On May 22, 2015, Gordon & Rees New York, Connecticut, and Chicago offices obtained a judgment in favor of an Alternative Retail Electric Supplier client in the Northern District of Illinois after the Judge granted the Motion to Dismiss.
Led by New York Partner, Peter Siachos, Connecticut Partner, William Murray, Chicago Partner, Hayes Ryan, Chicago Senior Counsel, Angelo Kappas, and Connecticut Associate, Greil Roberts, Gordon & Rees represented a client, who provides alternative sources of electric or gas energy across various states in the country, to defend against several class action complaints in several jurisdictions.
As a result of recent harsh winters across the country, the Plaintiff’s bar has been filing class action lawsuits in multiple jurisdictions alleging breach of contract, unjust enrichment, and deceptive business practices, among others, for rising and fluctuating prices for energy. Plaintiffs have claimed multi-million dollar exposure as a result of alleged fraudulent practices where it is alleged that a teaser rate is offered to lure customers away from local suppliers only to subsequently raise prices. Despite contracts stating that any rate charged was variable on certain factors, such as market pricing, the Plaintiff’s bar has been successful in certain jurisdictions surviving Rule 12(b)(6) motions to dismiss. In fact, the same firm represents the lead Plaintiff in most of these jurisdictions, touting their successful rulings in various jurisdictions in hopes of persuading new jurisdictions to deny forthcoming motions to dismiss. With this rising new area in class action litigation, the Alternative Retail Electric Supplier retained Gordon & Rees to defend against these high-exposure claims in New York, Rhode Island, Connecticut, and Illinois.
In Illinois, the Chicago office of Gordon & Rees filed a Motion to Dismiss not only on Rule 12(b)(6) grounds for failure to state a claim but on a jurisdictional challenge under Rule 12(b)(1). In attacking the class action complaint under Rule 12(b)(1), it was argued on behalf of the client that Plaintiff’s claims were nothing more than challenges to excessive rates, which vested exclusive and primary jurisdiction with the Illinois Commerce Commission as a regulatory body over local suppliers and Alternative Retail Electric Suppliers. Plaintiff attempted to argue that the claims were not alleging excessive rates but were instead alleging fraudulent business practices, which did not fall under the Illinois Commerce Commission’s jurisdiction. By showing the Court that the Illinois Commerce Commission did in fact govern and regulate over pricing, marketing materials, and general statements, the Court agreed with Gordon & Rees's position that Plaintiff’s claims, no matter how she tried to characterize them, fell under the jurisdiction of the Illinois Commerce Commission.

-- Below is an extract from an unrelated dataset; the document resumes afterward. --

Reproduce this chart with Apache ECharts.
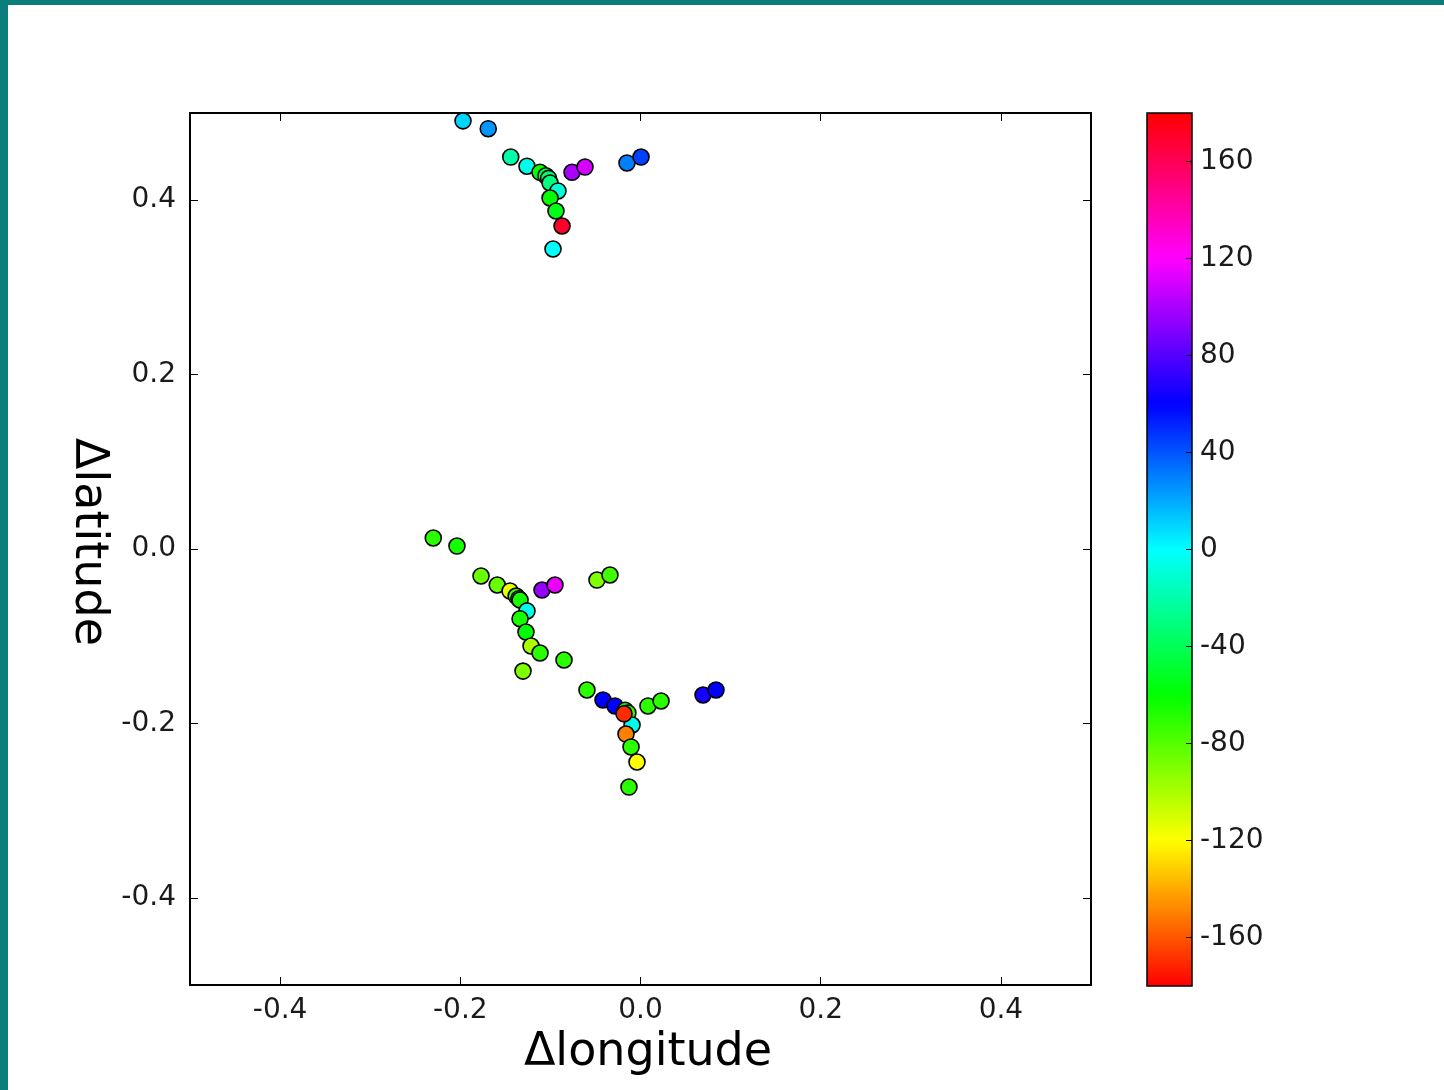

Relying on precedent and analysis of the excessive statutory language, the judge granted the jurisdictional challenge and affirmatively stated that the Court did not have jurisdiction since it rested with the Illinois Commerce Commission. In so doing, the judge relied on the statutory interpretation and case law presented in the motion to dismiss in formulating the ruling. Moreover, while some Courts would have ceased the analysis after granting a Rule 12(b)(1) motion to dismiss, the judge went on to fully analyze the arguments set forth in the Rule 12(b)(6) motion to dismiss as well. The judge agreed with Gordon & Rees's position that the contracts were clear and not deceptive with regard to its variable rate, thereby precluding a breach of contract claim, unjust enrichment cause of action, and deceptive business practices claim from surviving the motion to dismiss.
The client was pleased to have avoided the potential multi-million dollar exposure from this class action lawsuit in Illinois and to use the ruling made in the Northern District of Illinois to go on the offensive in other jurisdictions as the Plaintiff’s bar has been doing with their successful rulings.